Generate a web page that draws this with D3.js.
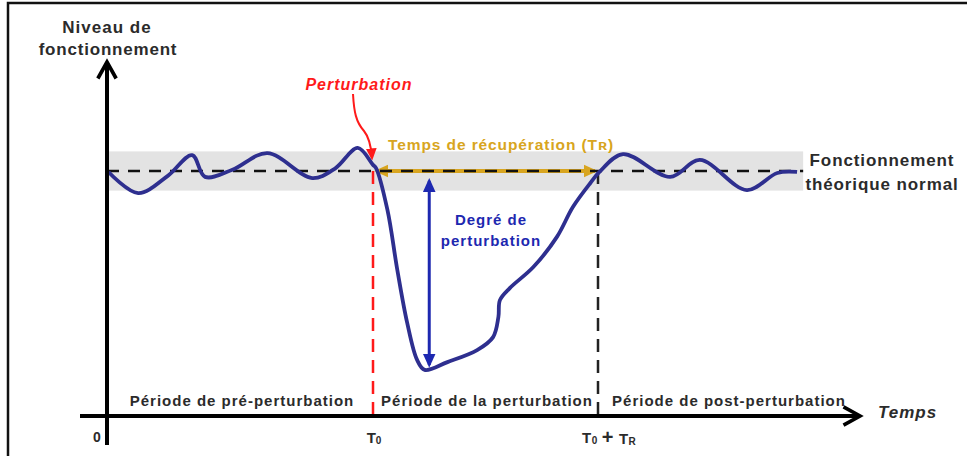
<!DOCTYPE html>
<html>
<head>
<meta charset="utf-8">
<title>Niveau de fonctionnement</title>
<script src="https://cdnjs.cloudflare.com/ajax/libs/d3/7.8.5/d3.min.js"></script>
<style>
  body { margin: 0; background: #fff; }
  svg text { font-family: "Liberation Sans", Arial, sans-serif; font-weight: bold; }
</style>
</head>
<body>
<svg id="svg" width="967" height="456"></svg>
<script>
// time (0..100) and level (normal = 100)
const curveTime  = [0.2, 4.1, 8, 11.2, 12.9, 16.5, 21.1, 27.0, 30, 33.0, 35.0, 35.4, 36.9, 38.2, 39.5, 40.8, 41.8, 44.8, 48.7, 50.8, 51.5, 51.7, 53.0, 56.1, 59.2, 61.3, 63.6, 64.8, 67.9, 74.1, 78.0, 84.2, 88.2, 90.8]
const curveLevel = [99.6, 91.0, 98, 106.5, 97.6, 100.5, 107.3, 97.1, 101, 109.4, 102.5, 101.2, 84.1, 59.6, 38.0, 22.9, 18.8, 22.0, 26.9, 32.2, 40.4, 47.3, 52.2, 60.8, 73.1, 85.3, 95.1, 99.6, 106.9, 97.6, 104.5, 92.2, 99.2, 99.6]

const normalLevel = 100
const bandHalf = 8
const T0 = 35
const TR = 30
const minLevel = 18.8

const periodLabels = ['Période de pré-perturbation', 'Période de la perturbation', 'Période de post-perturbation']

const svg = d3.select('#svg')

const x = d3.scaleLinear().domain([0, 100]).range([107, 867])
const y = d3.scaleLinear().domain([0, 100]).range([416, 171])

const navy = '#2e2f8f'
const gold = '#d8a520'
const red = '#ff1a1a'
const blue = '#1d28b0'
const txt = '#2b2b2b'

// frame
svg.append('rect')
  .attr('x', 8).attr('y', 3).attr('width', 980).attr('height', 470)
  .attr('fill', 'none').attr('stroke', '#111').attr('stroke-width', 2.5)

const defs = svg.append('defs')
function marker(id, color, size) {
  defs.append('marker')
    .attr('id', id)
    .attr('viewBox', '0 -5 10 10')
    .attr('refX', 8).attr('refY', 0)
    .attr('markerWidth', size).attr('markerHeight', size)
    .attr('markerUnits', 'userSpaceOnUse')
    .attr('orient', 'auto-start-reverse')
    .append('path')
    .attr('d', 'M0,-4.5L10,0L0,4.5Z')
    .attr('fill', color)
}
marker('mGold', gold, 14)
marker('mBlue', blue, 14)
marker('mRed', red, 12)
defs.append('marker')
  .attr('id', 'mAxis')
  .attr('viewBox', '0 -6 12 12')
  .attr('refX', 10).attr('refY', 0)
  .attr('markerWidth', 22).attr('markerHeight', 22)
  .attr('markerUnits', 'userSpaceOnUse')
  .attr('orient', 'auto')
  .append('path')
  .attr('d', 'M1,-5L10,0L1,5')
  .attr('fill', 'none').attr('stroke', '#000').attr('stroke-width', 2)

// normal band
svg.append('rect')
  .attr('x', x(0)).attr('y', y(normalLevel + bandHalf))
  .attr('width', x(91.6) - x(0))
  .attr('height', y(normalLevel - bandHalf) - y(normalLevel + bandHalf))
  .attr('fill', '#e3e3e3')

// vertical period separators
svg.append('line')
  .attr('x1', x(T0)).attr('x2', x(T0))
  .attr('y1', y(normalLevel)).attr('y2', y(0))
  .attr('stroke', red).attr('stroke-width', 2.5).attr('stroke-dasharray', '13,8')
svg.append('line')
  .attr('x1', x(T0 + TR) - 3).attr('x2', x(T0 + TR) - 3)
  .attr('y1', y(normalLevel)).attr('y2', y(0))
  .attr('stroke', '#222').attr('stroke-width', 2.5).attr('stroke-dasharray', '13,8')

// recovery time arrow (under dashed line)
svg.append('line')
  .attr('x1', x(T0) + 4).attr('x2', x(T0 + TR) - 6)
  .attr('y1', y(normalLevel)).attr('y2', y(normalLevel))
  .attr('stroke', gold).attr('stroke-width', 4)
  .attr('marker-start', 'url(#mGold)').attr('marker-end', 'url(#mGold)')

// normal dashed line
svg.append('line')
  .attr('x1', x(0)).attr('x2', x(91.6))
  .attr('y1', y(normalLevel)).attr('y2', y(normalLevel))
  .attr('stroke', '#111').attr('stroke-width', 2.5).attr('stroke-dasharray', '12,9')

// degree of perturbation arrow
svg.append('line')
  .attr('x1', x(42.4)).attr('x2', x(42.4))
  .attr('y1', y(96)).attr('y2', y(minLevel + 2))
  .attr('stroke', blue).attr('stroke-width', 3)
  .attr('marker-start', 'url(#mBlue)').attr('marker-end', 'url(#mBlue)')

// curve
const pts = curveTime.map((t, i) => [t, curveLevel[i]])
svg.append('path')
  .datum(pts)
  .attr('d', d3.line().x(d => x(d[0])).y(d => y(d[1])).curve(d3.curveCatmullRom.alpha(0.5)))
  .attr('fill', 'none').attr('stroke', navy).attr('stroke-width', 3.8)

// perturbation arrow
svg.append('path')
  .attr('d', 'M353,94 C354,112 356,122 364,131 C369,137 371,145 372,158')
  .attr('fill', 'none').attr('stroke', red).attr('stroke-width', 2)
  .attr('marker-end', 'url(#mRed)')

// axes
svg.append('line')
  .attr('x1', x(0)).attr('x2', x(0))
  .attr('y1', 445).attr('y2', 62)
  .attr('stroke', '#000').attr('stroke-width', 4)
  .attr('marker-end', 'url(#mAxis)')
svg.append('line')
  .attr('x1', 80).attr('x2', 860)
  .attr('y1', y(0)).attr('y2', y(0))
  .attr('stroke', '#000').attr('stroke-width', 4)
  .attr('marker-end', 'url(#mAxis)')

// texts
function label(t, px, py, opts) {
  opts = opts || {}
  return svg.append('text')
    .attr('x', px).attr('y', py)
    .attr('text-anchor', opts.anchor || 'middle')
    .attr('font-size', opts.size || 14)
    .attr('letter-spacing', opts.ls || 0)
    .attr('font-style', opts.italic ? 'italic' : null)
    .attr('fill', opts.color || txt)
    .text(t)
}
label('Niveau de', 107, 33, {size: 17, ls: 1})
label('fonctionnement', 108, 55, {size: 17, ls: 0.8})
label('Fonctionnement', 882, 166, {size: 17, ls: 0.9})
label('théorique normal', 882, 190, {size: 17, ls: 0.9})
label('Perturbation', 359, 90, {size: 16, ls: 1, italic: true, color: red})
label('Temps de récupération (Tʀ)', 501, 150, {size: 15.5, ls: 0.9, color: gold})
label('Degré de', 491, 225, {size: 15, ls: 1, color: blue})
label('perturbation', 491, 246, {size: 15, ls: 1, color: blue})
label('Temps', 878, 418, {anchor: 'start', size: 17, ls: 1, italic: true})

const periodX = [(x(0) + x(T0)) / 2 + 2, (x(T0) + x(T0 + TR)) / 2, 729]
periodLabels.forEach((p, i) => label(p, periodX[i], 406, {size: 15, ls: 1}))

label('0', 97, 442, {size: 14})
const t0 = label('T', x(T0) + 1, 443, {size: 15})
t0.append('tspan').attr('font-size', 10).attr('dy', 1).text('0')
const tr = label('T', 582, 443, {size: 15, anchor: 'start', ls: 0.5})
tr.append('tspan').attr('font-size', 10).attr('dy', 1).text('0')
tr.append('tspan').attr('font-size', 20).attr('dy', 0).attr('dx', 4).text('+')
tr.append('tspan').attr('font-size', 15).attr('dx', 5).text('T')
tr.append('tspan').attr('font-size', 10).attr('dy', 1).text('R')
</script>
</body>
</html>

# # #

_Your goal_
From start to finish, output the listing exactly, but omit its pictures.

_Result below_
Generate a web page that draws this with D3.js.
<!DOCTYPE html>
<html>
<head>
<meta charset="utf-8">
<title>Niveau de fonctionnement</title>
<script src="https://cdnjs.cloudflare.com/ajax/libs/d3/7.8.5/d3.min.js"></script>
<style>
  body { margin: 0; background: #fff; }
  svg text { font-family: "Liberation Sans", Arial, sans-serif; font-weight: bold; }
</style>
</head>
<body>
<svg id="svg" width="967" height="456"></svg>
<script>
// time (0..100) and level (normal = 100)
const curveTime  = [0.2, 4.1, 8, 11.2, 12.9, 16.5, 21.1, 27.0, 30, 33.0, 35.0, 35.4, 36.9, 38.2, 39.5, 40.8, 41.8, 44.8, 48.7, 50.8, 51.5, 51.7, 53.0, 56.1, 59.2, 61.3, 63.6, 64.8, 67.9, 74.1, 78.0, 84.2, 88.2, 90.8]
const curveLevel = [99.6, 91.0, 98, 106.5, 97.6, 100.5, 107.3, 97.1, 101, 109.4, 102.5, 101.2, 84.1, 59.6, 38.0, 22.9, 18.8, 22.0, 26.9, 32.2, 40.4, 47.3, 52.2, 60.8, 73.1, 85.3, 95.1, 99.6, 106.9, 97.6, 104.5, 92.2, 99.2, 99.6]

const normalLevel = 100
const bandHalf = 8
const T0 = 35
const TR = 30
const minLevel = 18.8

const periodLabels = ['Période de pré-perturbation', 'Période de la perturbation', 'Période de post-perturbation']

const svg = d3.select('#svg')

const x = d3.scaleLinear().domain([0, 100]).range([107, 867])
const y = d3.scaleLinear().domain([0, 100]).range([416, 171])

const navy = '#2e2f8f'
const gold = '#d8a520'
const red = '#ff1a1a'
const blue = '#1d28b0'
const txt = '#2b2b2b'

// frame
svg.append('rect')
  .attr('x', 8).attr('y', 3).attr('width', 980).attr('height', 470)
  .attr('fill', 'none').attr('stroke', '#111').attr('stroke-width', 2.5)

const defs = svg.append('defs')
function marker(id, color, size) {
  defs.append('marker')
    .attr('id', id)
    .attr('viewBox', '0 -5 10 10')
    .attr('refX', 8).attr('refY', 0)
    .attr('markerWidth', size).attr('markerHeight', size)
    .attr('markerUnits', 'userSpaceOnUse')
    .attr('orient', 'auto-start-reverse')
    .append('path')
    .attr('d', 'M0,-4.5L10,0L0,4.5Z')
    .attr('fill', color)
}
marker('mGold', gold, 14)
marker('mBlue', blue, 14)
marker('mRed', red, 12)
defs.append('marker')
  .attr('id', 'mAxis')
  .attr('viewBox', '0 -6 12 12')
  .attr('refX', 10).attr('refY', 0)
  .attr('markerWidth', 22).attr('markerHeight', 22)
  .attr('markerUnits', 'userSpaceOnUse')
  .attr('orient', 'auto')
  .append('path')
  .attr('d', 'M1,-5L10,0L1,5')
  .attr('fill', 'none').attr('stroke', '#000').attr('stroke-width', 2)

// normal band
svg.append('rect')
  .attr('x', x(0)).attr('y', y(normalLevel + bandHalf))
  .attr('width', x(91.6) - x(0))
  .attr('height', y(normalLevel - bandHalf) - y(normalLevel + bandHalf))
  .attr('fill', '#e3e3e3')

// vertical period separators
svg.append('line')
  .attr('x1', x(T0)).attr('x2', x(T0))
  .attr('y1', y(normalLevel)).attr('y2', y(0))
  .attr('stroke', red).attr('stroke-width', 2.5).attr('stroke-dasharray', '13,8')
svg.append('line')
  .attr('x1', x(T0 + TR) - 3).attr('x2', x(T0 + TR) - 3)
  .attr('y1', y(normalLevel)).attr('y2', y(0))
  .attr('stroke', '#222').attr('stroke-width', 2.5).attr('stroke-dasharray', '13,8')

// recovery time arrow (under dashed line)
svg.append('line')
  .attr('x1', x(T0) + 4).attr('x2', x(T0 + TR) - 6)
  .attr('y1', y(normalLevel)).attr('y2', y(normalLevel))
  .attr('stroke', gold).attr('stroke-width', 4)
  .attr('marker-start', 'url(#mGold)').attr('marker-end', 'url(#mGold)')

// normal dashed line
svg.append('line')
  .attr('x1', x(0)).attr('x2', x(91.6))
  .attr('y1', y(normalLevel)).attr('y2', y(normalLevel))
  .attr('stroke', '#111').attr('stroke-width', 2.5).attr('stroke-dasharray', '12,9')

// degree of perturbation arrow
svg.append('line')
  .attr('x1', x(42.4)).attr('x2', x(42.4))
  .attr('y1', y(96)).attr('y2', y(minLevel + 2))
  .attr('stroke', blue).attr('stroke-width', 3)
  .attr('marker-start', 'url(#mBlue)').attr('marker-end', 'url(#mBlue)')

// curve
const pts = curveTime.map((t, i) => [t, curveLevel[i]])
svg.append('path')
  .datum(pts)
  .attr('d', d3.line().x(d => x(d[0])).y(d => y(d[1])).curve(d3.curveCatmullRom.alpha(0.5)))
  .attr('fill', 'none').attr('stroke', navy).attr('stroke-width', 3.8)

// perturbation arrow
svg.append('path')
  .attr('d', 'M353,94 C354,112 356,122 364,131 C369,137 371,145 372,158')
  .attr('fill', 'none').attr('stroke', red).attr('stroke-width', 2)
  .attr('marker-end', 'url(#mRed)')

// axes
svg.append('line')
  .attr('x1', x(0)).attr('x2', x(0))
  .attr('y1', 445).attr('y2', 62)
  .attr('stroke', '#000').attr('stroke-width', 4)
  .attr('marker-end', 'url(#mAxis)')
svg.append('line')
  .attr('x1', 80).attr('x2', 860)
  .attr('y1', y(0)).attr('y2', y(0))
  .attr('stroke', '#000').attr('stroke-width', 4)
  .attr('marker-end', 'url(#mAxis)')

// texts
function label(t, px, py, opts) {
  opts = opts || {}
  return svg.append('text')
    .attr('x', px).attr('y', py)
    .attr('text-anchor', opts.anchor || 'middle')
    .attr('font-size', opts.size || 14)
    .attr('letter-spacing', opts.ls || 0)
    .attr('font-style', opts.italic ? 'italic' : null)
    .attr('fill', opts.color || txt)
    .text(t)
}
label('Niveau de', 107, 33, {size: 17, ls: 1})
label('fonctionnement', 108, 55, {size: 17, ls: 0.8})
label('Fonctionnement', 882, 166, {size: 17, ls: 0.9})
label('théorique normal', 882, 190, {size: 17, ls: 0.9})
label('Perturbation', 359, 90, {size: 16, ls: 1, italic: true, color: red})
label('Temps de récupération (Tʀ)', 501, 150, {size: 15.5, ls: 0.9, color: gold})
label('Degré de', 491, 225, {size: 15, ls: 1, color: blue})
label('perturbation', 491, 246, {size: 15, ls: 1, color: blue})
label('Temps', 878, 418, {anchor: 'start', size: 17, ls: 1, italic: true})

const periodX = [(x(0) + x(T0)) / 2 + 2, (x(T0) + x(T0 + TR)) / 2, 729]
periodLabels.forEach((p, i) => label(p, periodX[i], 406, {size: 15, ls: 1}))

label('0', 97, 442, {size: 14})
const t0 = label('T', x(T0) + 1, 443, {size: 15})
t0.append('tspan').attr('font-size', 10).attr('dy', 1).text('0')
const tr = label('T', 582, 443, {size: 15, anchor: 'start', ls: 0.5})
tr.append('tspan').attr('font-size', 10).attr('dy', 1).text('0')
tr.append('tspan').attr('font-size', 20).attr('dy', 0).attr('dx', 4).text('+')
tr.append('tspan').attr('font-size', 15).attr('dx', 5).text('T')
tr.append('tspan').attr('font-size', 10).attr('dy', 1).text('R')
</script>
</body>
</html>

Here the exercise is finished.